Friday 19th October 2018
Electric car prices to soar as axe falls on green subsidies

Motorists may see an increase in the cost of electric vehicles due to potential cuts to government subsidies.

Michael Savage, The Observer, reports:

Thousands of pounds will be added to the price of some electric and hybrid vehicles as one of the government’s main green initiatives falls victim to cuts, the Observer can reveal.

The Treasury is being warned that emergency funds will be needed to avoid an imminent cut in the subsidies given to people buying plug-in cars, which some fear will dent Britain’s green credentials.

The government announced last year that it would ban all new petrol and diesel cars and vans from 2040 to reduce the rising levels of nitrogen oxide. It followed a similar commitment in France and formed part of the government’s green air plan. Consumers are given a discount of up to £4,500 when they buy a green vehicle that qualifies under the “plug-in grant” scheme for low-emission vehicles. However, ministers have warned the Treasury that the tight budget for the scheme means large cuts will have to be made.

Under current proposals, the maximum grant would fall to £3,500, while the grant of up to £2,500 for hybrid plug-in vehicles would be abolished altogether. A cap is also being considered, which would mean only cars worth up to £60,000 would be eligible for the scheme.

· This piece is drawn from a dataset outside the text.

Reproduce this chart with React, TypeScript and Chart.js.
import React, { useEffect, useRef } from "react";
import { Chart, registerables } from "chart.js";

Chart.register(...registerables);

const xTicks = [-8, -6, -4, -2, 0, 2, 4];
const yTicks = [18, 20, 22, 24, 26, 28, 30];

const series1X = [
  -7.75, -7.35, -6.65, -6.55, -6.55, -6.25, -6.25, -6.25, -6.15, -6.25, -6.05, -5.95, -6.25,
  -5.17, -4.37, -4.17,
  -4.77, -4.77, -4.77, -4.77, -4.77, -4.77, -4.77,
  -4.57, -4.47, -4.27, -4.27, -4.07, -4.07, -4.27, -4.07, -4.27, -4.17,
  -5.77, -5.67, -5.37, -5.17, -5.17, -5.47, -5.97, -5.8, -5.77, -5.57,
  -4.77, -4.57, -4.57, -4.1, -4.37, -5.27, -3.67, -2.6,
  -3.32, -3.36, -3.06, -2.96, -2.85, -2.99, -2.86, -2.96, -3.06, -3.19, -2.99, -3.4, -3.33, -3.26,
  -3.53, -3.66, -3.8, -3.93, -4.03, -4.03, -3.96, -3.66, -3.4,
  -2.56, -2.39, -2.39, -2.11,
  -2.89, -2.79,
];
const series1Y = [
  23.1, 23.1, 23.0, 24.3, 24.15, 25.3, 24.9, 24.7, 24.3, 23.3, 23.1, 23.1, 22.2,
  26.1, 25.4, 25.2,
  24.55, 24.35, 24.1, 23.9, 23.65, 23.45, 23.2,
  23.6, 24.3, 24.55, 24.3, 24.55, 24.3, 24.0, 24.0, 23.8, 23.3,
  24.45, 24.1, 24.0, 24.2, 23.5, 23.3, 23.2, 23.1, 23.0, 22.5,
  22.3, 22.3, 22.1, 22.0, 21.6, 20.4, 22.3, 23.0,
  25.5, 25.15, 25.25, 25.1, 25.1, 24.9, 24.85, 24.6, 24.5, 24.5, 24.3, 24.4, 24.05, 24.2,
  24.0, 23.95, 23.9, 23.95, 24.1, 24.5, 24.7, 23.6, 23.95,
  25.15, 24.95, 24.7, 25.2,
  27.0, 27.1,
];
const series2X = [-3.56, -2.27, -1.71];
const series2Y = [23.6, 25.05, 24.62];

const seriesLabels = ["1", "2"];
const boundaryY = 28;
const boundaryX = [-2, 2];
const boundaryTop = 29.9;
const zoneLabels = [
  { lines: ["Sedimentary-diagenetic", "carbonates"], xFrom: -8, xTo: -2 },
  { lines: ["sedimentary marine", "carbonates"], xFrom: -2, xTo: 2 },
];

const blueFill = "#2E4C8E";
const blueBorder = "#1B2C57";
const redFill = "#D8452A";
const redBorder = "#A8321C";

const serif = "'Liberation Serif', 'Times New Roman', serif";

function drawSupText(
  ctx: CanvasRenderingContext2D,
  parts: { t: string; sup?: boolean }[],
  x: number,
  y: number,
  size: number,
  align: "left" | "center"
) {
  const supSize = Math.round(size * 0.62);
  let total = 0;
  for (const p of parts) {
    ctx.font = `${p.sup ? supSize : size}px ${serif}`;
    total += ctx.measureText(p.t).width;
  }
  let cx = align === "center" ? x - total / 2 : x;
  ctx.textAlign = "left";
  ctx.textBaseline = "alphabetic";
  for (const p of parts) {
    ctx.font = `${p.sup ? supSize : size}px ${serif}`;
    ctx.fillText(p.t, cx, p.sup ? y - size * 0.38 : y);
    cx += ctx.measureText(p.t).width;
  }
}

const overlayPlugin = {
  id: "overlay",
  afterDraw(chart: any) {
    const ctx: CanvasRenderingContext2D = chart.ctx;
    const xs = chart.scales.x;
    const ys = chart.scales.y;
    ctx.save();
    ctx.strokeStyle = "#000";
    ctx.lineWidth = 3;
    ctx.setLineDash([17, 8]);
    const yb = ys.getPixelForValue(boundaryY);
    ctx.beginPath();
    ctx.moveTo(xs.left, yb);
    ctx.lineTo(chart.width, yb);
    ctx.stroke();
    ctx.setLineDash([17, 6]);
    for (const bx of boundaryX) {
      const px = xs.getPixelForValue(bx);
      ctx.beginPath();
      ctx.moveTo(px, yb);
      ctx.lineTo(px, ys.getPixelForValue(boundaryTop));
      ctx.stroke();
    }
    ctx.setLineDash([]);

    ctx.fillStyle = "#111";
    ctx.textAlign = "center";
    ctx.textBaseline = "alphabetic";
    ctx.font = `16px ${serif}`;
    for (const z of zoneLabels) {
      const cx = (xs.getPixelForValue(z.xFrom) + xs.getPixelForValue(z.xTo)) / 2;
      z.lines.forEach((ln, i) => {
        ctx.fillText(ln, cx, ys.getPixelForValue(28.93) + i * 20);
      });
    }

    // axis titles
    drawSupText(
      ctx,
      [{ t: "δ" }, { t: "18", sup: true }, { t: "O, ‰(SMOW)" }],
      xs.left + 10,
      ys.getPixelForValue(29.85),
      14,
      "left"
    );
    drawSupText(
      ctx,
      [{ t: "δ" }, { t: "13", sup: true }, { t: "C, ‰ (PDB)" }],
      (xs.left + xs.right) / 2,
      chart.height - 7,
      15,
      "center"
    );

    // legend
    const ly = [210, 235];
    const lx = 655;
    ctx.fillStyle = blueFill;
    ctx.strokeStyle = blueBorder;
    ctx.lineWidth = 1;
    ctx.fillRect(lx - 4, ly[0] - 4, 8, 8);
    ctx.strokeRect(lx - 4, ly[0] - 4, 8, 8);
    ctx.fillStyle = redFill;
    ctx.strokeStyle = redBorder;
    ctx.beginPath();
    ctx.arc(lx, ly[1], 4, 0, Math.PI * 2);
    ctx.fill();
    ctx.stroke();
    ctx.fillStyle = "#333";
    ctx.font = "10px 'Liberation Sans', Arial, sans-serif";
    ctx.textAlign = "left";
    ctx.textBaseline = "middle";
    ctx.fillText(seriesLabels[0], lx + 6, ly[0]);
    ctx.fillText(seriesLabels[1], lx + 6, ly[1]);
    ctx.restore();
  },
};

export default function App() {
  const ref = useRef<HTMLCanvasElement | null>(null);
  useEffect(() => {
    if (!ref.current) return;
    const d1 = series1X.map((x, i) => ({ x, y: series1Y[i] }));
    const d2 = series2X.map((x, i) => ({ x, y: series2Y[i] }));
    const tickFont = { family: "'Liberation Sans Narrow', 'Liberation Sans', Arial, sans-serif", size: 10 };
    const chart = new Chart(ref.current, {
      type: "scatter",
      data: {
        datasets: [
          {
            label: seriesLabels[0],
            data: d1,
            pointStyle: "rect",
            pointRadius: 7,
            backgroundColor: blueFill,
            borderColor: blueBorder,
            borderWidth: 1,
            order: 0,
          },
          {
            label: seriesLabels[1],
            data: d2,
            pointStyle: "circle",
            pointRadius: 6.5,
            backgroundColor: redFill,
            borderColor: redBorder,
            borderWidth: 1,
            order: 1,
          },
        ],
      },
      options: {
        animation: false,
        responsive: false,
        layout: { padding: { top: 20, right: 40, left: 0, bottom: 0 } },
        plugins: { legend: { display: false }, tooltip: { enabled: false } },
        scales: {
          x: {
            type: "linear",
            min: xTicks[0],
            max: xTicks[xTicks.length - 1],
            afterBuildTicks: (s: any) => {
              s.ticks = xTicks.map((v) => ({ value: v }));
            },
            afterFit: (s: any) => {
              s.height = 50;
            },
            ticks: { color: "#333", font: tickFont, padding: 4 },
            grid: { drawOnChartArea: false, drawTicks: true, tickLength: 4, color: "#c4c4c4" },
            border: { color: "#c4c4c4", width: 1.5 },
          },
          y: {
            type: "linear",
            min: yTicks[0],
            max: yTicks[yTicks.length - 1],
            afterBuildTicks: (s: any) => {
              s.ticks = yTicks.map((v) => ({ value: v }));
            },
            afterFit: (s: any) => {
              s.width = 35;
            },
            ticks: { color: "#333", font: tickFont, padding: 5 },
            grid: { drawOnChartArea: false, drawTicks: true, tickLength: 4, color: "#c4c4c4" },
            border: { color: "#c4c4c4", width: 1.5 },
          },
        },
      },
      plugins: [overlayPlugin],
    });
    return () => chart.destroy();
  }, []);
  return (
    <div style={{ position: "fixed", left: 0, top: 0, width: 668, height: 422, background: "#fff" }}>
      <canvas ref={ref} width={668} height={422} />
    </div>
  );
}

This could have serious implications for Jaguar Land Rover, the UK’s biggest automotive company. The cap would mean its luxury Jaguar I-Pace would no longer be eligible. Ralf Speth, its chief executive, said last week that it was delaying its decision on whether to build electric cars in Britain, partly as a result of uncertainty around Brexit.

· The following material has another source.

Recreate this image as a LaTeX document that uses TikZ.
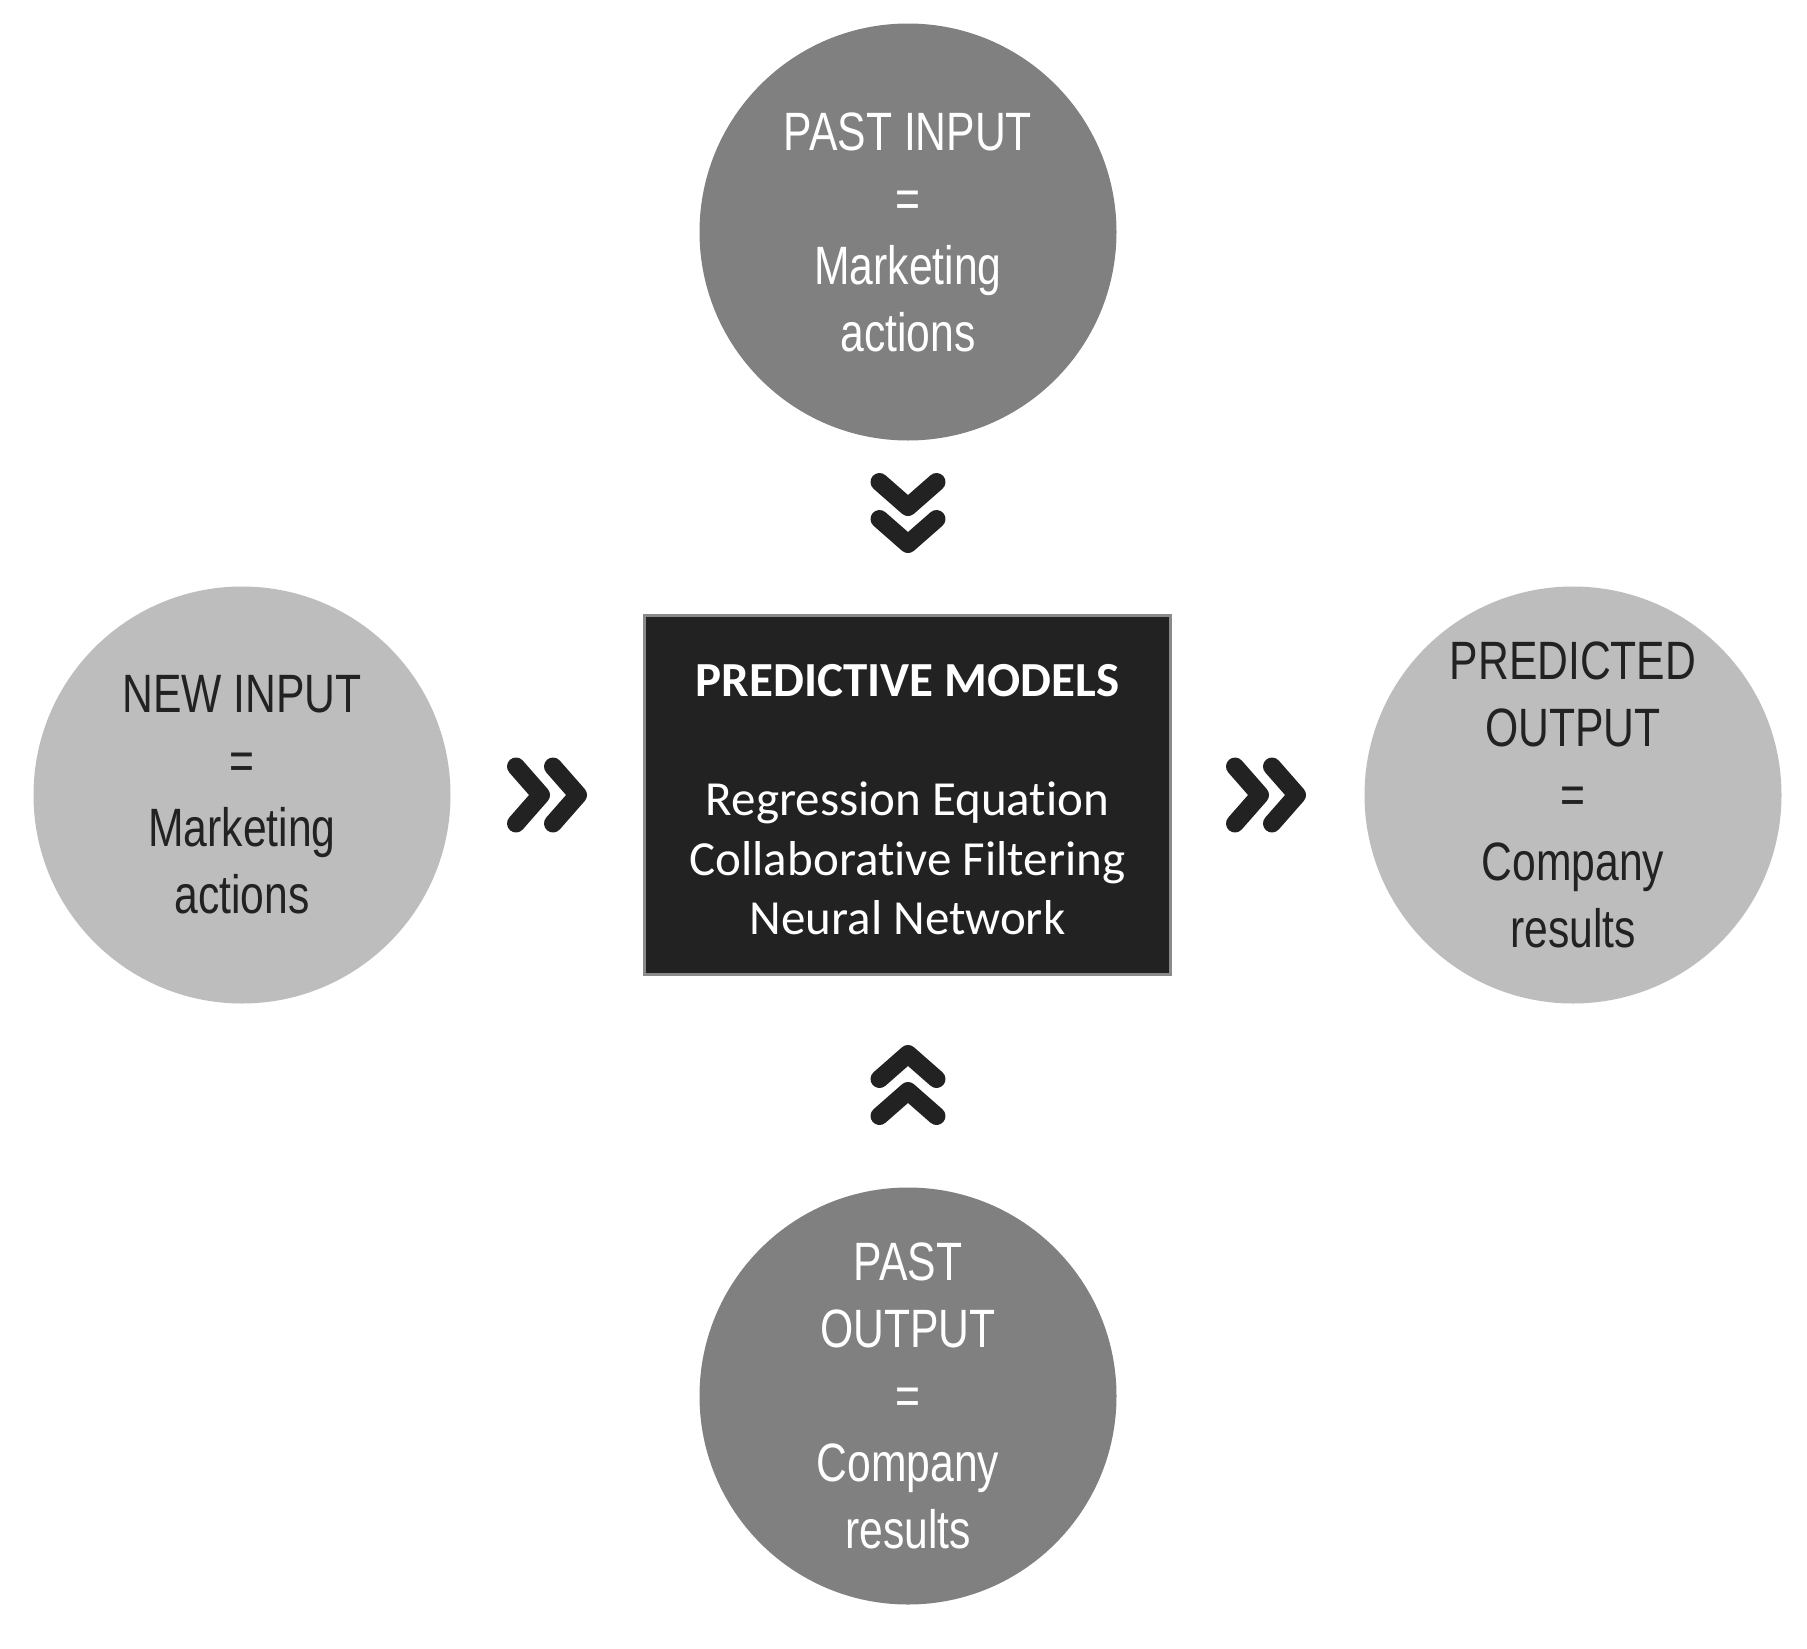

Sales of electric vehicles reached a record high in August and accounted for one in every 12 new cars purchased in the UK. According to figures released by the Society of Motor Manufacturers and Traders last month, hybrid, plug-in hybrid and pure electric cars made up 8% of the overall market. It represented an increase of 23% on the year before.

Funding is causing concern at the transport and business departments. Some ministers believe that boosting the sale of green cars should be a priority in chancellor Philip Hammond’s budget this month.

Business department insiders believe that the cuts could be reversed with a relatively small amount of money. The current budgets for the plug-in grant scheme are £124m for 2018-19 and £96m in 2019-20. The dispute comes just days after Theresa May used her Tory party conference speech to claim “austerity is over” and that “there are better days ahead”.

A source close to the negotiations said: “Developing new technology and maintaining our car industry are both strategic priorities, Philip should see this more clearly than anyone. Greg [Clark, the business secretary] isn’t asking for huge amounts, unlike other departments, but does want to deliver for business and the consumer.”

Ministers are taking May at her word on ending austerity and are scrambling to secure money for their pet projects. It is understood that there are also concerns about the budget for universal credit. Tories at all levels of the party are said to be worried about the transition to the new benefits system in which some families could lose out by as much as £200 a month. Hammond has a difficult task in his budget, in which he is already under pressure to raise taxes to pay for extra resources for the NHS.

The Treasury declined to comment. A Department for Transport spokesperson said: “The Road to Zero Strategy sets out a clear path for the country to be a world leader in the clean transport revolution, including continuing to ensure the tax system incentivises the purchase of the cleanest vehicles.

“We have already supported the purchase of more than 150,000 ultra-low-emission vehicles and offer a range of infrastructure incentives as part of our nearly £1.5bn investment to support the transition to zero-emission vehicles. We will continue the plug-in grant until at least 2020, and keep the rates under constant review.”

The revelation of potential cuts may be bad news for the UK’s emission goals, as reducing incentives to purchase electric vehicles could potentially harm the electric vehicle market.